50 Wards in 50 Weekdays: 30th Ward’s William Olascoaga works for the city he loves

May 21, 2012

(WBEZ/Sam Hudzik)
William Olascoaga, in the Avondale neighborhood, heads to the gym.

William Olascoaga is walking to the gym when he stops to chat. It’s the late afternoon, and he wants to get in a workout before his midnight shift at O’Hare Airport.

“It’s rough,” he says of the nocturnal routine, which he started 11 years ago, around the same time he moved to the Northwest Side neighborhood from Little Village.

He's worked for the city a total of 18 years.

 

“I’m stable. You know, it’s a good job. It helped me raise my children,” Olascoaga says. “I mean, we’ve had a lot of changes, a lot of cutbacks. But I think it’s for the better. I’m willing to take a decrease in pay to have a job, you know?”

That understanding of financial difficulties aside, he is scared by all this talk of major changes to the public pension system, a big topic of late for Mayor Rahm Emanuel.

 

“They’re trying to up the retirement age...so, yeah, that's kind of scary,” Olascoaga says. “You know, you work all your life and then you look for the end of the tunnel, and then you never know when it’s going to come. Especially if they keep raising the retirement age…. But I’m happy. I'm happy I have a job and it pays good money and I’m able to provide for my family.”

He has four kids, and this is a good neighborhood for them.

 

“It’s calm, it’s quiet. Everybody kind of looks out for each other. And there’s a lot of accessibility to the El, public transportation is, you know, pretty good. Parking’s not that great. But as far as - it’s a diverse community, very mixed. So, I like that.”

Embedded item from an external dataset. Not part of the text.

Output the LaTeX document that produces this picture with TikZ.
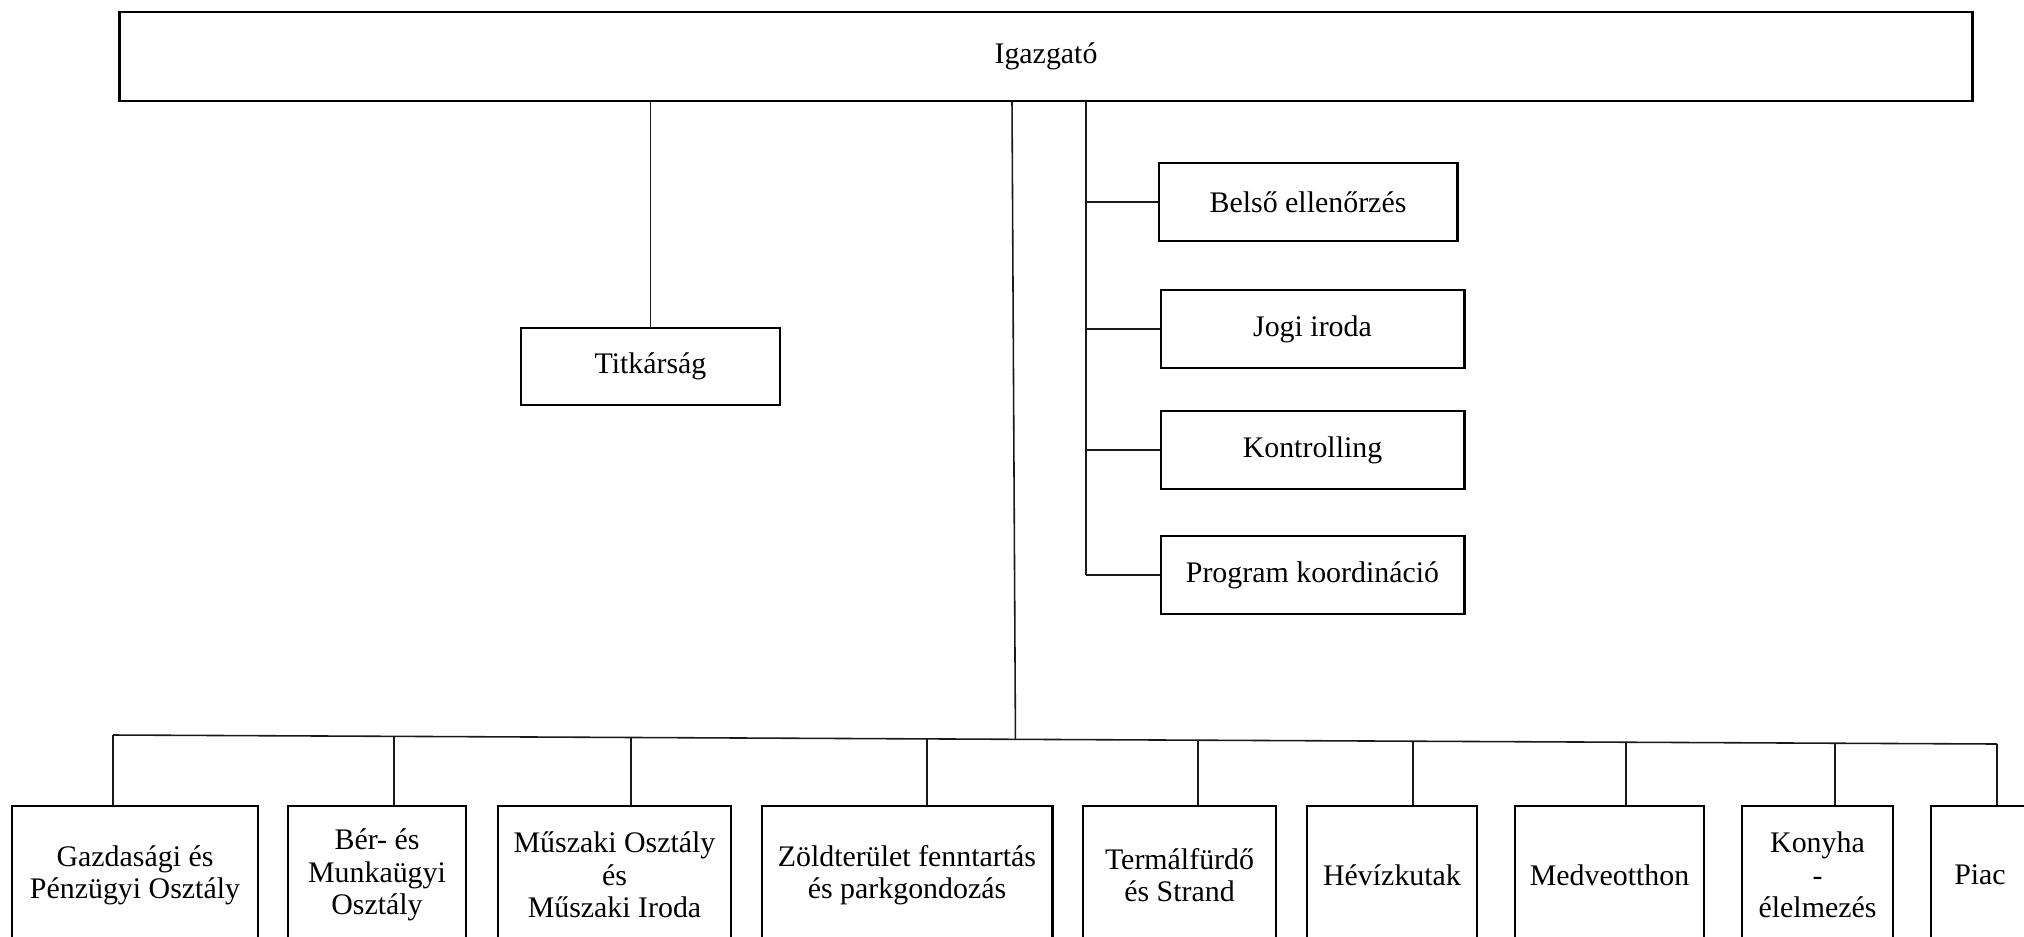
\documentclass[tikz,border=0pt]{standalone}
\usepackage{fontspec}
\setmainfont{Liberation Serif}
\usetikzlibrary{calc}

\begin{document}
\begin{tikzpicture}[x=0.01cm,y=-0.01cm,
	unit/.style={draw,thick,align=center,inner sep=0pt,font=\fontsize{8.5}{9.2}\selectfont},
	conn/.style={line width=0.45pt,black!90}]
	\useasboundingbox (0,0) rectangle (2024,936);
	
	% Draw the director on top
	\node[unit,minimum width=18.52cm,minimum height=0.89cm] (igaz) at (1046,56.5) {Igazgató};
	
	% Draw the staff units
	\node[unit,minimum width=2.59cm,minimum height=0.77cm] (titk) at (650.5,366.5) {Titkárság};
	\node[unit,minimum width=2.98cm,minimum height=0.78cm] (belso) at (1308,202) {Belső ellenőrzés};
	\node[unit,minimum width=3.03cm,minimum height=0.78cm] (jogi) at (1312.5,329) {Jogi iroda};
	\node[unit,minimum width=3.03cm,minimum height=0.78cm] (kontr) at (1312.5,450) {Kontrolling};
	\node[unit,minimum width=3.03cm,minimum height=0.78cm] (prog) at (1312.5,575) {Program koordináció};
	
	% Draw the departments at the bottom
	\node[unit,minimum width=2.46cm,minimum height=1.38cm] (gazd) at (135,875) {Gazdasági és\\Pénzügyi Osztály};
	\node[unit,minimum width=1.78cm,minimum height=1.38cm] (ber) at (377,875) {Bér- és\\Munkaügyi\\Osztály};
	\node[unit,minimum width=2.33cm,minimum height=1.38cm] (musz) at (614.5,875) {Műszaki Osztály\\és\\Műszaki Iroda};
	\node[unit,minimum width=2.90cm,minimum height=1.38cm] (zold) at (907,875) {Zöldterület fenntartás\\és parkgondozás};
	\node[unit,minimum width=1.93cm,minimum height=1.38cm] (term) at (1179.5,875) {Termálfürdő\\és Strand};
	\node[unit,minimum width=1.70cm,minimum height=1.38cm] (heviz) at (1392,875) {Hévízkutak};
	\node[unit,minimum width=1.89cm,minimum height=1.38cm] (medve) at (1609.5,875) {Medveotthon};
	\node[unit,minimum width=1.51cm,minimum height=1.38cm] (konyha) at (1817.5,875) {Konyha\\-\\élelmezés};
	\node[unit,minimum width=0.98cm,minimum height=1.38cm] (piac) at (1980,875) {Piac};
	
	% Draw the connectors
	\draw[conn] (titk.north |- igaz.south) -- (titk.north);
	
	\coordinate (rs) at (1086,101);
	\draw[conn] (rs) -- (rs |- prog.west);
	\foreach \n in {belso,jogi,kontr,prog}
		\draw[conn] (rs |- \n.west) -- (\n.west);
	
	\coordinate (busL) at (113,735);
	\coordinate (busR) at (1997,744);
	\coordinate (mtop) at (1012,101);
	\draw[conn] (busL) -- (busR);
	\draw[conn] (mtop) -- ($(busL)!0.479!(busR)$);
	\foreach \n/\t in {gazd/0,ber/0.149,musz/0.275,zold/0.432,term/0.576,heviz/0.690,medve/0.803,konyha/0.914,piac/1}{
		\coordinate (d\n) at ($(busL)!\t!(busR)$);
		\draw[conn] (d\n) -- (d\n |- \n.north);
	}
	
\end{tikzpicture}
\end{document}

Olascoaga doesn’t see any big crime or drug dealing on his streets. This neighborhood pride extends citywide.

 

“I lived in California briefly. I’ve lived in Mexico briefly. And I love [Chicago]. I miss home - anywhere I go, I always miss home. There’s nothing like Chicago. You can go anywhere, but here we have good food, our access to getting across the city is very simple. Like, just the city within itself there’s different little cities and a lot of different things going on at all times. The weather’s not that great at times, but – I mean – we manage.”

Chicagoans are tough, he says, and able to adapt. But maybe not to those speed cameras Emanuel got the city council to sign off on.

“For all these years, nobody’s had these speed cameras. I mean, you’re in a 30 [miles per hour zone] and you’ve been driving 50-in-a-30 or 40-in-a-30 for 20 years and all of a sudden there’s a speed camera…and boom, you’re caught. I mean, I think that’s kind of unfair. “

Still, Olascoaga’s concerns about speed cameras and pension changes aren’t enough for him to write off the new mayor just yet.

“I think he’s doing good,” he says, adding that he wants Emanuel to keep pushing for a casino in town. Olascoaga hopes the profits could reduce the price of city vehicle stickers, which Emanuel and the council just raised.

A bit later, he heads off for the gym, and even later, to work at O’Hare. This conversation happened last Thursday, and Olascoaga says the city had them working a little bit extra to get ready for the NATO summit. Cleaning out the shuttle buses, he says, “Making sure everything’s up to par.”